Bill Ackman needs a winner. This is the conclusion most investors likely came to upon receiving news that the famed hedge fund manager’s Pershing Square Capital Management invested $2.2 billion in materials company Air Products & Chemicals, Inc. (NYSE:APD).
Ackman has been struggling due to the ongoing Herbalife saga. In light of the fact that his short position in that stock has taken an absolute beating over the past year, it’s abundantly clear that Ackman needs a winner to repair his image. Is Air Products & Chemicals, Inc. (NYSE:APD) up to the task? And, if so, should you follow Ackman’s lead?
A dividend investor’s dream
Air Products & Chemicals, Inc. (NYSE:APD) is beloved by value and income investors for its steady profit
growth and reliable dividends. Earlier this year, Air Products & Chemicals, Inc. (NYSE:APD) raised its dividend by 11%, representing the 31st consecutive year of a dividend increase. These aren’t token increases, either: Air Products & Chemicals, Inc. (NYSE:APD) often provides regular double-digit percentage increases in its distribution, no matter how the overall economy is doing.
Air Products & Chemicals, Inc. (NYSE:APD) can manage such generous growth in its shareholder payout because of its incredibly sound operations. Air Products has performed admirably in the years since the Great Recession ensued. The company’s sales were flat in 2012 versus the prior year, but are up 22% since 2009.
Diluted earnings per common share clocked in at $5.44 in fiscal 2012, and the company has shown resilience to start 2013. Sales are up more than 8% through the first nine months of the current fiscal year.

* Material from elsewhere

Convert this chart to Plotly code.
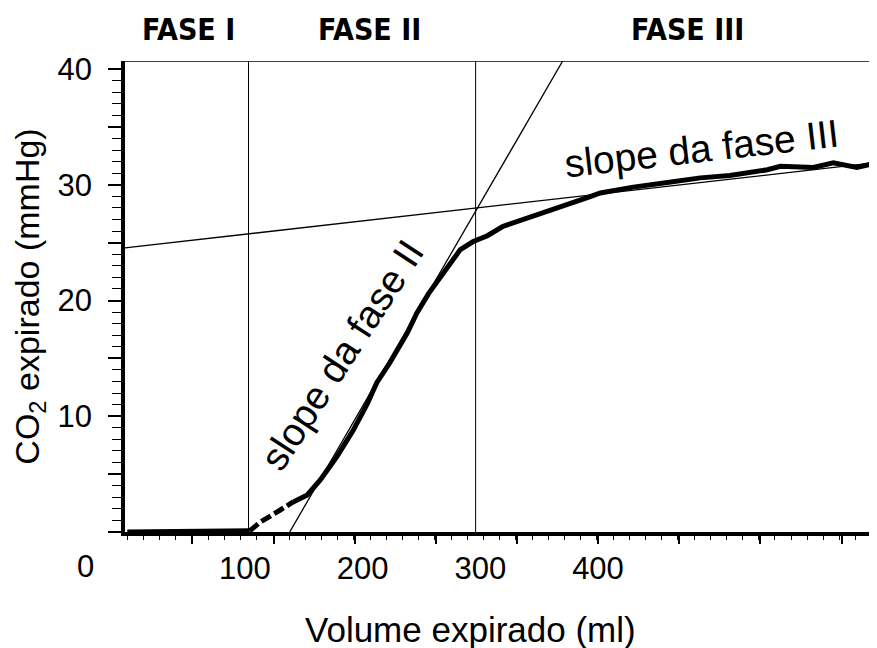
import plotly.graph_objects as go

# expired volume (ml) vs expired CO2 (mmHg)
vol = [0, 60, 104, 113, 130, 141, 153, 164, 178, 192, 204, 212, 223, 238, 246,
       256, 266, 274, 283, 294, 306, 319, 340, 357, 374, 391, 402, 430, 459,
       487, 512, 544, 555, 583, 600, 620, 637]
co2 = [0, 0, 0.1, 0.85, 1.9, 2.6, 3.2, 4.5, 6.5, 8.8, 11.1, 12.9, 14.6, 17.2, 18.9,
       20.6, 22.0, 23.1, 24.4, 25.1, 25.6, 26.4, 27.1, 27.7, 28.3, 28.9, 29.3, 29.8, 30.2,
       30.6, 30.8, 31.3, 31.6, 31.5, 31.9, 31.5, 31.9]

# dashed stretch at the start of phase II (index range into vol/co2)
dash_from, dash_to = 2, 5

# phase boundaries (ml) and the two slope lines
phase_bounds = [103, 296]
phase_names = ["FASE I", "FASE II", "FASE III"]
phase_label_x = [52, 206, 476]
slope2_x = [138, 370]
slope2_y = [0, 40.7]
slope3_x = [-2, 637]
slope3_y = [24.55, 31.93]
top_y = 40.7

x_labels = [100, 200, 300, 400]
x_major_ticks = [55, 124.6, 193.5, 262.3, 331.1, 400, 468.8, 537.7, 607.4]
y_ticks = [0, 5, 10, 15, 20, 25, 30, 35, 40]
y_ticktext = ["", "", "10", "", "20", "", "30", "", "40"]

X_RANGE = [-1.95, 637.1]
Y_RANGE = [0, 40.7]
FONT = "Liberation Sans, Arial, Helvetica, sans-serif"
BOLD_NARROW = "Liberation Sans Narrow, DejaVu Sans Condensed, Arial Narrow, sans-serif"

fig = go.Figure()

# reference lines
for xb in phase_bounds:
    fig.add_trace(go.Scatter(x=[xb, xb], y=[0, top_y], mode="lines",
                             line=dict(color="black", width=1), hoverinfo="skip"))
fig.add_trace(go.Scatter(x=[X_RANGE[0], X_RANGE[1]], y=[top_y, top_y], mode="lines",
                         line=dict(color="black", width=1.6), hoverinfo="skip"))
fig.add_trace(go.Scatter(x=slope2_x, y=slope2_y, mode="lines",
                         line=dict(color="black", width=1.3), hoverinfo="skip"))
fig.add_trace(go.Scatter(x=slope3_x, y=slope3_y, mode="lines",
                         line=dict(color="black", width=1.3), hoverinfo="skip"))

# capnogram curve
fig.add_trace(go.Scatter(x=vol[:dash_from + 1], y=co2[:dash_from + 1], mode="lines",
                         line=dict(color="black", width=5)))
fig.add_trace(go.Scatter(x=vol[dash_from:dash_to + 1], y=co2[dash_from:dash_to + 1],
                         mode="lines", line=dict(color="black", width=5, dash="11px,4px")))
fig.add_trace(go.Scatter(x=vol[dash_to:], y=co2[dash_to:], mode="lines",
                         line=dict(color="black", width=5)))

# dummy trace so the overlay axis carrying the odd tick marks gets drawn
fig.add_trace(go.Scatter(x=[None], y=[None], xaxis="x2", hoverinfo="skip"))

for name, xl in zip(phase_names, phase_label_x):
    fig.add_annotation(x=xl, y=1.066, xref="x", yref="paper", text=name, showarrow=False,
                       xanchor="center", yanchor="middle",
                       font=dict(family=BOLD_NARROW, size=30, color="black", weight="bold"))

fig.add_annotation(x=183, y=15.3, text="slope da fase II", textangle=-57, showarrow=False,
                   font=dict(family=FONT, size=39, color="black"))
fig.add_annotation(x=488, y=33.1, text="slope da fase III", textangle=-6.5, showarrow=False,
                   font=dict(family=FONT, size=39, color="black"))
fig.add_annotation(x=-0.053, y=-0.074, xref="paper", yref="paper", text="0",
                   xanchor="center", yanchor="middle",
                   showarrow=False, font=dict(family=FONT, size=31, color="black"))
# x title sits left of the plot centre in the original, so it is placed by hand
fig.add_annotation(x=0.459, y=-0.208, xref="paper", yref="paper",
                   text="Volume expirado (ml)", xanchor="center", yanchor="middle",
                   showarrow=False, font=dict(family=FONT, size=35, color="black"))

# the page puts the figure 8px in from the top-left corner, so the figure is
# 8px smaller than the window and the margins are 8px tighter on those sides
fig.update_layout(
    width=869, height=640,
    margin=dict(l=117, r=0, t=53, b=116, autoexpand=False),
    paper_bgcolor="white", plot_bgcolor="white",
    showlegend=False,
    font=dict(family=FONT, color="black"),
    xaxis=dict(
        range=X_RANGE, showgrid=False, zeroline=False, automargin=False,
        showline=True, linecolor="black", linewidth=3.5,
        tickmode="array", tickvals=x_labels, ticks="",
        tickfont=dict(size=31), ticklabelstandoff=6,
    ),
    xaxis2=dict(
        range=X_RANGE, overlaying="x", anchor="y", side="bottom", automargin=False,
        showgrid=False, zeroline=False, showline=False, showticklabels=False,
        tickmode="array", tickvals=x_major_ticks, ticks="outside",
        ticklen=11, tickwidth=1.6, tickcolor="black",
        minor=dict(tickmode="linear", tick0=0, dtick=13.76, ticks="outside",
                   ticklen=7, tickwidth=1.3, tickcolor="black"),
    ),
    yaxis=dict(
        range=Y_RANGE, showgrid=False, zeroline=False, automargin=False,
        showline=True, linecolor="black", linewidth=3.5,
        tickmode="array", tickvals=y_ticks, ticktext=y_ticktext,
        ticks="outside", ticklen=13, tickwidth=1.6, tickcolor="black",
        minor=dict(dtick=1, ticks="outside", ticklen=9, tickwidth=1.3, tickcolor="black"),
        tickfont=dict(size=31), ticklabelstandoff=10,
        title=dict(text="CO<sub>2</sub> expirado (mmHg)", font=dict(size=34), standoff=14),
    ),
)

fig.write_html("out.html")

All told, Ackman’s fund owns a 9.8% stake in Air Products, making Pershing Square Capital Management the company’s biggest shareholder. He believes Air Products to be considerably undervalued. The question for Foolish investors is whether he’s right.
Should Fools follow his lead?
When I last wrote about Air Products a little over one month ago, I advised investors to consider adding the best-in-breed materials giant to their portfolio, because of its resilient underlying operations and strong commitment to being shareholder-friendly.
In the wake of Ackman’s huge investment, Air Products has rallied considerably. As a result, Air Products is no longer the bargain I considered it to be at $95 per share.
Air Products has rallied to $110 per share on the Pershing Square news. The company expects $5.50 per share in fiscal 2013 earnings, which would represent only modest growth year over year. At its current price, investors are paying 20 times both trailing and forward earnings.